▸ Exercise goal
Copy every line that contains the string "this" from the entries below.

▼

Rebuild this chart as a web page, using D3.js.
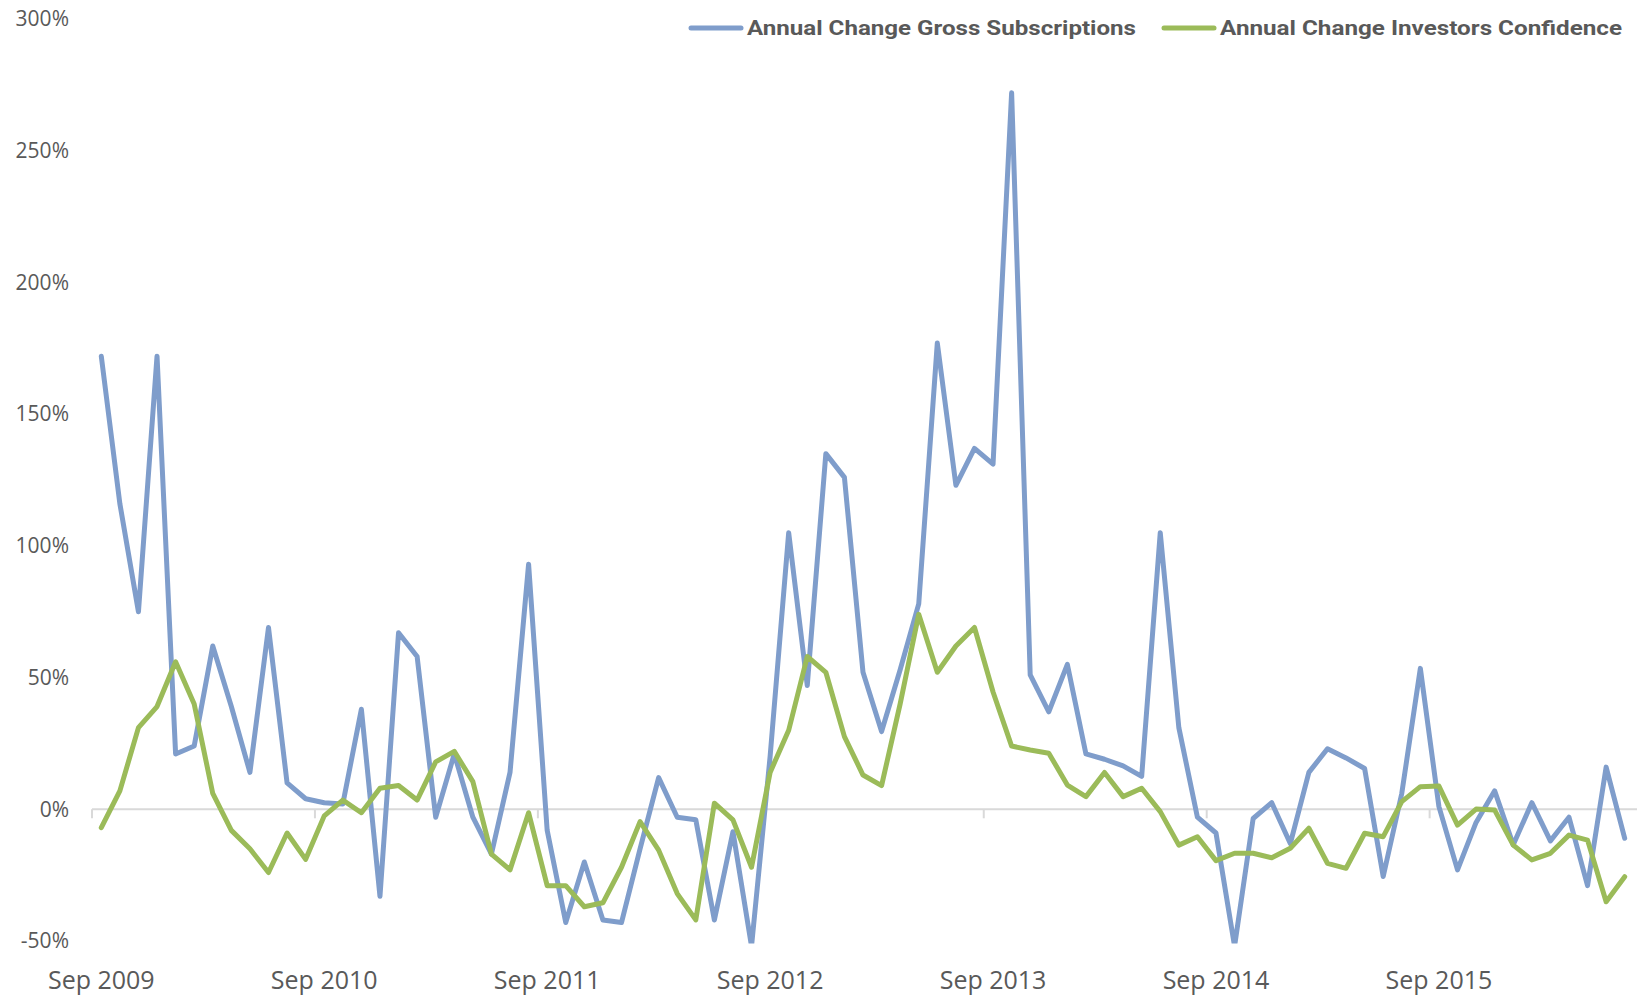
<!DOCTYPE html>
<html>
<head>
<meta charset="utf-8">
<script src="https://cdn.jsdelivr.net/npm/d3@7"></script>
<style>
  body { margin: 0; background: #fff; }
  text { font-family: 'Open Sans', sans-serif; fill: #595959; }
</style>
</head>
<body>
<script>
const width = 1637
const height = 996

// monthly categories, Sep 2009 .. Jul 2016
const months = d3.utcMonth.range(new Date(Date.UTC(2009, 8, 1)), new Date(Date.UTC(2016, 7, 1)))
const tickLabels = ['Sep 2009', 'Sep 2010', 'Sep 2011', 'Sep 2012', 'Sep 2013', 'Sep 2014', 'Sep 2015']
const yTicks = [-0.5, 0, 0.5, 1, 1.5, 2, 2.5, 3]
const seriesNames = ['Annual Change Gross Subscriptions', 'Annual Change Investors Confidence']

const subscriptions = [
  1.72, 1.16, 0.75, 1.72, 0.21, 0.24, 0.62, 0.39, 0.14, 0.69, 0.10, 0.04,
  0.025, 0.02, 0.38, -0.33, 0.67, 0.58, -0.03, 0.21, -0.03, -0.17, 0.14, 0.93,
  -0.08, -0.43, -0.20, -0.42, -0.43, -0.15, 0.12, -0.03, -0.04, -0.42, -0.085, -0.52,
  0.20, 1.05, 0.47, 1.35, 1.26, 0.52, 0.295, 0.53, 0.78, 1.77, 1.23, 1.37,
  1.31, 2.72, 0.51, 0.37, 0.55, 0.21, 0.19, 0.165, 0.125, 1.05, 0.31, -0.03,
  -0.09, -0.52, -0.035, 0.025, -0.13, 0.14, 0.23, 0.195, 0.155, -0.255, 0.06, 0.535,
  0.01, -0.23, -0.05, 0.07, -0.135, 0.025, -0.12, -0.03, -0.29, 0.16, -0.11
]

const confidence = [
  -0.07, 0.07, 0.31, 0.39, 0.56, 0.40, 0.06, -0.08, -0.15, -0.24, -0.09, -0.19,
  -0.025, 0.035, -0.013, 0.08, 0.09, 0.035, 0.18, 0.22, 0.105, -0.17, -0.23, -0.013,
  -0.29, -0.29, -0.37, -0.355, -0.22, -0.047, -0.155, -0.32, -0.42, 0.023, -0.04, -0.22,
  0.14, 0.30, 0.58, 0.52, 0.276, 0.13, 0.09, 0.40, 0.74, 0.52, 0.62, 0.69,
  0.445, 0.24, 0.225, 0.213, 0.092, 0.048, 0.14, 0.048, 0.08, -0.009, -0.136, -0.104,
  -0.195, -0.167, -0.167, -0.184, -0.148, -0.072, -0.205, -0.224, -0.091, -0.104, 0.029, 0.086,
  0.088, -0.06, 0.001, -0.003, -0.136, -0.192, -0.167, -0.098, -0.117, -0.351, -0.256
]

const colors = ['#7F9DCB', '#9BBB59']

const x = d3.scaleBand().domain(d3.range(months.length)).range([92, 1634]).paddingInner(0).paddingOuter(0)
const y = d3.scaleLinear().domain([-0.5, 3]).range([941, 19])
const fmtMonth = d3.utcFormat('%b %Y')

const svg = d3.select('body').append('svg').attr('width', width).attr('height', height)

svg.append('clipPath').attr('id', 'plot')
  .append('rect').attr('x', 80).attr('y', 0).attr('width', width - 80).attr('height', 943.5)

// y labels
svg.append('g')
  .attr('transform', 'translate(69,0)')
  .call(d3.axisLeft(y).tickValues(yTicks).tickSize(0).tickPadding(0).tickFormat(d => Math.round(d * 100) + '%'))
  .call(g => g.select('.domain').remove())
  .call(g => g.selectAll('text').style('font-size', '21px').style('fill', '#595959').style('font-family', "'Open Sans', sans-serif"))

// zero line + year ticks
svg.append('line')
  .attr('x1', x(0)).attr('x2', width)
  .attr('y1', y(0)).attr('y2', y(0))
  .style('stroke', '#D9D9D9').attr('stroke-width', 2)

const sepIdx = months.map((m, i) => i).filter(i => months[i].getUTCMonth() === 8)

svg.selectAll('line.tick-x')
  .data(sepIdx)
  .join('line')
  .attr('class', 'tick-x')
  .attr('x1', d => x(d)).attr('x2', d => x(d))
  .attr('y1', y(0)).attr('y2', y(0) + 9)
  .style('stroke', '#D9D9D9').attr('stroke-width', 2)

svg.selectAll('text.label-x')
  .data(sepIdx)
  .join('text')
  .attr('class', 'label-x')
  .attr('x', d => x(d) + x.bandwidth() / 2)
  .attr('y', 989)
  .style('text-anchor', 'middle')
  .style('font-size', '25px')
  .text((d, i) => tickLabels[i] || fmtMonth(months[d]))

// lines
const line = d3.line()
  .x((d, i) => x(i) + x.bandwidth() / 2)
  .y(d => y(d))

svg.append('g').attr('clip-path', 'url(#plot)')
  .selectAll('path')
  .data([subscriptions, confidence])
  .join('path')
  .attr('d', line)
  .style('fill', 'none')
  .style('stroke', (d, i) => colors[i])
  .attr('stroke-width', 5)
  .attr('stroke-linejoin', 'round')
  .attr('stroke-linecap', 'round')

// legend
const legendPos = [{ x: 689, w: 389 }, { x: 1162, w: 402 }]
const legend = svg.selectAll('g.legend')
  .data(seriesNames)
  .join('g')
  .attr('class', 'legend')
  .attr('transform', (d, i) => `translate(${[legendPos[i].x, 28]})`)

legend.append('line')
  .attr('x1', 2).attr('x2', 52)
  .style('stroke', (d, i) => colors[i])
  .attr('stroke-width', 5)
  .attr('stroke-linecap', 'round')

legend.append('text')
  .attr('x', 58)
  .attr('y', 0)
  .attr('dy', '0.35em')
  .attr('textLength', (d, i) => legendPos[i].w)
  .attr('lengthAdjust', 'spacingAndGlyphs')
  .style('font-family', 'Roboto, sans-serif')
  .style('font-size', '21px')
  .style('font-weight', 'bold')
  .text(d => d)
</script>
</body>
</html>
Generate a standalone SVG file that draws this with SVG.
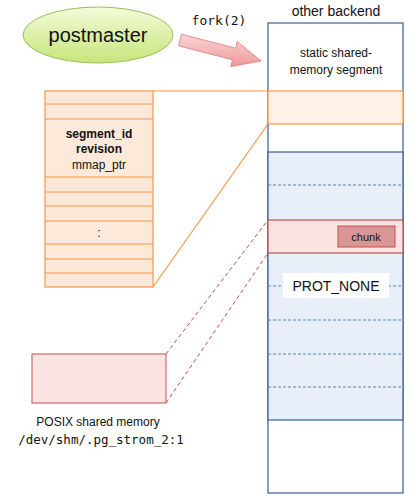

▲

▸ Exercise output
Rebuild this chart as a web page, using D3.js.
Generate a standalone SVG file that draws this with SVG.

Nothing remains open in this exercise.